(Required task) Retype word for word the first line of the listing and each line after it up to the line with "const mixTicks = [100,50,0];", with the pictures taken out.

(Data provided)
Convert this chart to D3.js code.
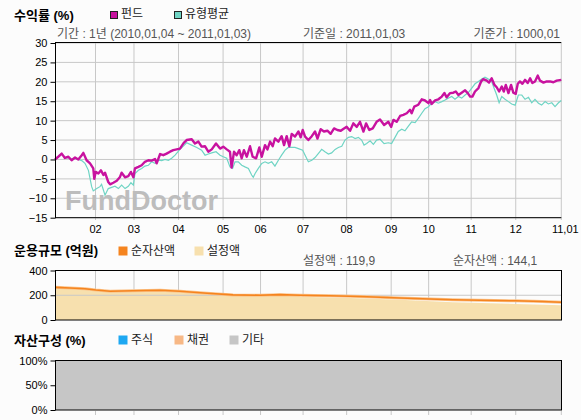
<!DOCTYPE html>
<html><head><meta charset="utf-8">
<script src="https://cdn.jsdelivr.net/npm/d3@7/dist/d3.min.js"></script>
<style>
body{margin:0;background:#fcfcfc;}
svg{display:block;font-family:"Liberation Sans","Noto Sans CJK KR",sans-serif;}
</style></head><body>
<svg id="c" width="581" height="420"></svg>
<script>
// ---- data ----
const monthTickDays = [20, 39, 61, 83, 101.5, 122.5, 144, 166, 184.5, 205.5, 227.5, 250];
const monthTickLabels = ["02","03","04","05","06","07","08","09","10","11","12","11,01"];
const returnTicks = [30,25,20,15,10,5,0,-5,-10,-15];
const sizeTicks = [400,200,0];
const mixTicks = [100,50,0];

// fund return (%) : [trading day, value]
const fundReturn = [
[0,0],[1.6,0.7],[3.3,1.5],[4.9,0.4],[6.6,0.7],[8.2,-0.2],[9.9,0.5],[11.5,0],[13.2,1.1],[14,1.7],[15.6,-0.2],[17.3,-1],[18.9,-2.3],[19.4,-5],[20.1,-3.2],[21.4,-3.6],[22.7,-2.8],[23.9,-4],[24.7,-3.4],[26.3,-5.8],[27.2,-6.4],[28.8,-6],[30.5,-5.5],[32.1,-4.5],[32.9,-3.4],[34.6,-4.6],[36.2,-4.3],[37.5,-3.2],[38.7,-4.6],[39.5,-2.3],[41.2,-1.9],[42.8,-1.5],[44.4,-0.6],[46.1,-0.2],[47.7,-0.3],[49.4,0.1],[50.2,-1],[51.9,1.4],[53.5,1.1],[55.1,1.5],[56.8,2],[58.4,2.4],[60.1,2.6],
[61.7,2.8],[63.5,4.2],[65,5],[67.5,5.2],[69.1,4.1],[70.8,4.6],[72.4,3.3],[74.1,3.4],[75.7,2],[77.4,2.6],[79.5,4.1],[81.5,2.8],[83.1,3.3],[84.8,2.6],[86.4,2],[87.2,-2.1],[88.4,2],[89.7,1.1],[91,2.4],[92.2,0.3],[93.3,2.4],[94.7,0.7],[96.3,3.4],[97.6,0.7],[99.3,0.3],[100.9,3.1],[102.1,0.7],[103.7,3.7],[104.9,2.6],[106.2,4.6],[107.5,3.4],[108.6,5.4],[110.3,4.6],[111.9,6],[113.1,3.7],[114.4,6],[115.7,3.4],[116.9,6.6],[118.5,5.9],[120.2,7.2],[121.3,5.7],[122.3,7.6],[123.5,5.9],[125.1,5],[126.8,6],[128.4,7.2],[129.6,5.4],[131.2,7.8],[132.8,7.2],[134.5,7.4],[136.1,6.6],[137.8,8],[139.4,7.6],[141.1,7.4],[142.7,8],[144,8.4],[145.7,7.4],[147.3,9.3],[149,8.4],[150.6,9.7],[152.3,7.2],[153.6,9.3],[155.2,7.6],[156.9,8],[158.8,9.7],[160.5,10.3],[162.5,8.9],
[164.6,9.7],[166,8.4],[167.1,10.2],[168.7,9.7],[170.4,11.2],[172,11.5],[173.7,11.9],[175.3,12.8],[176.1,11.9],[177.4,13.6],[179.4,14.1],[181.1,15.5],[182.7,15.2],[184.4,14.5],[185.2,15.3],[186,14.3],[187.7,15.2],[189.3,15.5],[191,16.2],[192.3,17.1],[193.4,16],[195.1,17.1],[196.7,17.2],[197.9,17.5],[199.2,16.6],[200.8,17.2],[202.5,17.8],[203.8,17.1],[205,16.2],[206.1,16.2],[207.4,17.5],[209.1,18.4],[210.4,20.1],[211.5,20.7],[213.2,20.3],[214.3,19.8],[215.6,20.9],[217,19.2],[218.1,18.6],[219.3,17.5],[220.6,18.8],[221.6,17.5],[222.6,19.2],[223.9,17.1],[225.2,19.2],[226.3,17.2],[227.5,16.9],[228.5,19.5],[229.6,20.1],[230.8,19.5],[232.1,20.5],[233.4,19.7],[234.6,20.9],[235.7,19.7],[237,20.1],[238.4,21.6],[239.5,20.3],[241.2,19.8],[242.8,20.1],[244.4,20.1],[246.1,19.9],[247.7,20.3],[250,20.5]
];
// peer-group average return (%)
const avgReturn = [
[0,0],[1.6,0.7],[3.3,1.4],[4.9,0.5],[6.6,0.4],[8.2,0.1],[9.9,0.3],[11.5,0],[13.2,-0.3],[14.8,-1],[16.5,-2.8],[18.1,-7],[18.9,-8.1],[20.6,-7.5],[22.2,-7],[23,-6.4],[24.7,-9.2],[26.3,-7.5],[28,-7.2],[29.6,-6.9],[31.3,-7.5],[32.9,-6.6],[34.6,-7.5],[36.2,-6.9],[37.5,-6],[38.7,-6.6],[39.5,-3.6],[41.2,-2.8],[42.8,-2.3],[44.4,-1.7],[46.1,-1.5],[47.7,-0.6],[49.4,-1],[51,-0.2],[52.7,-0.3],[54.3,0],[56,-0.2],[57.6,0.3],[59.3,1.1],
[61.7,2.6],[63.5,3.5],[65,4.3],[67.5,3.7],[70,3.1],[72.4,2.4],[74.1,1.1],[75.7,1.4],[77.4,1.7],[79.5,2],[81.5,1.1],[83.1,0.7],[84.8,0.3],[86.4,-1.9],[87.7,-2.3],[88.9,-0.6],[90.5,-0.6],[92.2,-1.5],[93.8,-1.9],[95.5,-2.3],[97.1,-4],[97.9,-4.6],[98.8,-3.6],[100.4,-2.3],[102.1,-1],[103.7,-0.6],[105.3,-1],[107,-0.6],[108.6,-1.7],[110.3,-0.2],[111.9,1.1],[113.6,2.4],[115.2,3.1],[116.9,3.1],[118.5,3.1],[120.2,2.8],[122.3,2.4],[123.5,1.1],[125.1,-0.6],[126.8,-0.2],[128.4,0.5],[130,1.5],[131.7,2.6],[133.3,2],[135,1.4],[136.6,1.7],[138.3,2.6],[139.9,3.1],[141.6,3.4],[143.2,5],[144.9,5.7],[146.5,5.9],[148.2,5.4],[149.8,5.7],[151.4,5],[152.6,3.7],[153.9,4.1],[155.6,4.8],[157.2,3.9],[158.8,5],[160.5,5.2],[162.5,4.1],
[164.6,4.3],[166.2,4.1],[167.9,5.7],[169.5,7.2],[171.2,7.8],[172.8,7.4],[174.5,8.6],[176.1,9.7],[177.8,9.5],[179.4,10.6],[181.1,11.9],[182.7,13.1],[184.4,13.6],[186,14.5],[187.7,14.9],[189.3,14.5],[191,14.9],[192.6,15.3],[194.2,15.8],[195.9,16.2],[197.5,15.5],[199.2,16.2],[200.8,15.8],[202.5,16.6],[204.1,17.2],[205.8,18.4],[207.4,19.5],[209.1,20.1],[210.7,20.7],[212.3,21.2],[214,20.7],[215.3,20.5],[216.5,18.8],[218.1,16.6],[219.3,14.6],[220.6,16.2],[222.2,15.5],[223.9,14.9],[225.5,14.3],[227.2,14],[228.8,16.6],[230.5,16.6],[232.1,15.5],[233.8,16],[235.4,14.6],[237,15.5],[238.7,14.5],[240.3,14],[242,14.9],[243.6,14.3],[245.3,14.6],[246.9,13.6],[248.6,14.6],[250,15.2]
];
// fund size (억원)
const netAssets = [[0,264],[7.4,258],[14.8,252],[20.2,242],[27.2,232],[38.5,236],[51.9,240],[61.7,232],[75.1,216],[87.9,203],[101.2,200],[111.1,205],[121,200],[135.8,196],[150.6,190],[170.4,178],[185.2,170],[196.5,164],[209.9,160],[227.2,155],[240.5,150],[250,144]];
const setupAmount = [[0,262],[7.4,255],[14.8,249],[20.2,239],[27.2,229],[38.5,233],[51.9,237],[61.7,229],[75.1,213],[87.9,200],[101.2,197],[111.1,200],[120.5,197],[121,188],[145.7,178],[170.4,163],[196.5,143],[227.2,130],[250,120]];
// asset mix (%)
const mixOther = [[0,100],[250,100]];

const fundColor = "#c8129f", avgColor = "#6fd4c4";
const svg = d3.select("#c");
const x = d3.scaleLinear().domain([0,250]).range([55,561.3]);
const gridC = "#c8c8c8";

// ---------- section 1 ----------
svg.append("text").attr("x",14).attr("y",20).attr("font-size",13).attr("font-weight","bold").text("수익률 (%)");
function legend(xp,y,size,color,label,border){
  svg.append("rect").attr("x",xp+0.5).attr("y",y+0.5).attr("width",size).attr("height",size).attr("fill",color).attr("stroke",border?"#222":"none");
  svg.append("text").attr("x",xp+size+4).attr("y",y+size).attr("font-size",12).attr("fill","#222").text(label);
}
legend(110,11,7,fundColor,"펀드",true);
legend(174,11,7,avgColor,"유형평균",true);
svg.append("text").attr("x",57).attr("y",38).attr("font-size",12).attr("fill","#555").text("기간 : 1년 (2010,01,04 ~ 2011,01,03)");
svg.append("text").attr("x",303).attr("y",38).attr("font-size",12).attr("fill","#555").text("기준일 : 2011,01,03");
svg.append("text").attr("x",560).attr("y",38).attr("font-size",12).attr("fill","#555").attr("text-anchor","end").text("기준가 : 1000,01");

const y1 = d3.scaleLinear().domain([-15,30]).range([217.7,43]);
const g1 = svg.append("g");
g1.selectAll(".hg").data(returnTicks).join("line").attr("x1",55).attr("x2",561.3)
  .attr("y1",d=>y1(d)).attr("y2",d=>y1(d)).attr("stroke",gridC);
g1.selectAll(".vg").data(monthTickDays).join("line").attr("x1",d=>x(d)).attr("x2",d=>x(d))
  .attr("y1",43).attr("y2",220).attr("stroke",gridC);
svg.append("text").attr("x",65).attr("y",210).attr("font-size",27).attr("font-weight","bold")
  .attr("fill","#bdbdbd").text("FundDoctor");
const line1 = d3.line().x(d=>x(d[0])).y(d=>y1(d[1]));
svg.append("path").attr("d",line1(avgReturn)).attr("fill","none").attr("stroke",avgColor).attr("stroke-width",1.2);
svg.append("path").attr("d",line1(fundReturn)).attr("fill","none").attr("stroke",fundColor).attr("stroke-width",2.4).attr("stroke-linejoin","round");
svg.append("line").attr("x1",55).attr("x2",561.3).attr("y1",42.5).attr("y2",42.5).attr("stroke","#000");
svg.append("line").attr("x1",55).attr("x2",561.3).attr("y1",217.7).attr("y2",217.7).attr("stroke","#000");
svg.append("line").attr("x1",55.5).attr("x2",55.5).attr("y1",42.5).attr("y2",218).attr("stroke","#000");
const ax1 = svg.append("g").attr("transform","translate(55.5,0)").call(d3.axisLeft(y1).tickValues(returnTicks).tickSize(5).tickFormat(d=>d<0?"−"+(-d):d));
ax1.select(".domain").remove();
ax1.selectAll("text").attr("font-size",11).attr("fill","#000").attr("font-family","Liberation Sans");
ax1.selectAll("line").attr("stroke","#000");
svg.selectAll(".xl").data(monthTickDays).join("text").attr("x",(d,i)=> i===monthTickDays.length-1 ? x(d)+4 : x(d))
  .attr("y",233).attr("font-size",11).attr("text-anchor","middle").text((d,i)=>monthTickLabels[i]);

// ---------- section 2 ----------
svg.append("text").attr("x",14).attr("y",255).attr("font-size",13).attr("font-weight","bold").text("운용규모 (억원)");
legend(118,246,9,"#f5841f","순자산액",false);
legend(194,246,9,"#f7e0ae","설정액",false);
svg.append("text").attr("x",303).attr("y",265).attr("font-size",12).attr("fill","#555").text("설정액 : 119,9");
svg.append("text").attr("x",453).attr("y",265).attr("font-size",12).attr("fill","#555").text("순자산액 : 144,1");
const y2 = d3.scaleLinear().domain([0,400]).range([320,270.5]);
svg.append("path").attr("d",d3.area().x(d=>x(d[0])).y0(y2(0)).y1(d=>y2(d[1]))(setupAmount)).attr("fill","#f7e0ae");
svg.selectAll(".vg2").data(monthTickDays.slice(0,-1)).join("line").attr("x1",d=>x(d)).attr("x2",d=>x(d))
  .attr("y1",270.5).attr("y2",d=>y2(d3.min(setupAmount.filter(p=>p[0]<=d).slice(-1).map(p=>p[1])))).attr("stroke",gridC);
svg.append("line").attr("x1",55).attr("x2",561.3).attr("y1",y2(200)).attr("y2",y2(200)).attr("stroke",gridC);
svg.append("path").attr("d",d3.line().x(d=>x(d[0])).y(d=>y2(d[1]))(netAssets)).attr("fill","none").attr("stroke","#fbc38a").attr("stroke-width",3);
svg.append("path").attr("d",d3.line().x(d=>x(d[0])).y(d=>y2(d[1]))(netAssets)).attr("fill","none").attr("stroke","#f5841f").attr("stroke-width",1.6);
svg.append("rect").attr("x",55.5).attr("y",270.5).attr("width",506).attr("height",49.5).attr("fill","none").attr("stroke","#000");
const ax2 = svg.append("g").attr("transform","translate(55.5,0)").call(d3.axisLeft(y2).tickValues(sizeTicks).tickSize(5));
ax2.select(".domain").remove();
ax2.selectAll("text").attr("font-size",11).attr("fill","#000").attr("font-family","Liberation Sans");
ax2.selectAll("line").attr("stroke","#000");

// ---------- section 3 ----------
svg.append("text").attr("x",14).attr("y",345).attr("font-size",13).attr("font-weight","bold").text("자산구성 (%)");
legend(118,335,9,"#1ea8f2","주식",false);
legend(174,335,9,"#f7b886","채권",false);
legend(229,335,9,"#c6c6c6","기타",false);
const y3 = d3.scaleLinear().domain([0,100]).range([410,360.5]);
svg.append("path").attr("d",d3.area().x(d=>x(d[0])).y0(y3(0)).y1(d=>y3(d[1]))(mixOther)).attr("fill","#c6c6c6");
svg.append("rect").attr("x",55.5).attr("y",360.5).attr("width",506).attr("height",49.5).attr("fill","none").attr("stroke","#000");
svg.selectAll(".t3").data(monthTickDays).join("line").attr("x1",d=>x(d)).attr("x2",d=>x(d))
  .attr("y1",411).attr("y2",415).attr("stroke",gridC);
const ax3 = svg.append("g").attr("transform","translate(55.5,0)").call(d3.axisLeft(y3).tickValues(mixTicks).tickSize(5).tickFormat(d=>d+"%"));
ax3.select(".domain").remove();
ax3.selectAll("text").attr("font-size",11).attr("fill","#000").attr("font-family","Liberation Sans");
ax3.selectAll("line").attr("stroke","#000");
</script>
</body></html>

(Solution to the problem)
Convert this chart to D3.js code.
<!DOCTYPE html>
<html><head><meta charset="utf-8">
<script src="https://cdn.jsdelivr.net/npm/d3@7/dist/d3.min.js"></script>
<style>
body{margin:0;background:#fcfcfc;}
svg{display:block;font-family:"Liberation Sans","Noto Sans CJK KR",sans-serif;}
</style></head><body>
<svg id="c" width="581" height="420"></svg>
<script>
// ---- data ----
const monthTickDays = [20, 39, 61, 83, 101.5, 122.5, 144, 166, 184.5, 205.5, 227.5, 250];
const monthTickLabels = ["02","03","04","05","06","07","08","09","10","11","12","11,01"];
const returnTicks = [30,25,20,15,10,5,0,-5,-10,-15];
const sizeTicks = [400,200,0];
const mixTicks = [100,50,0];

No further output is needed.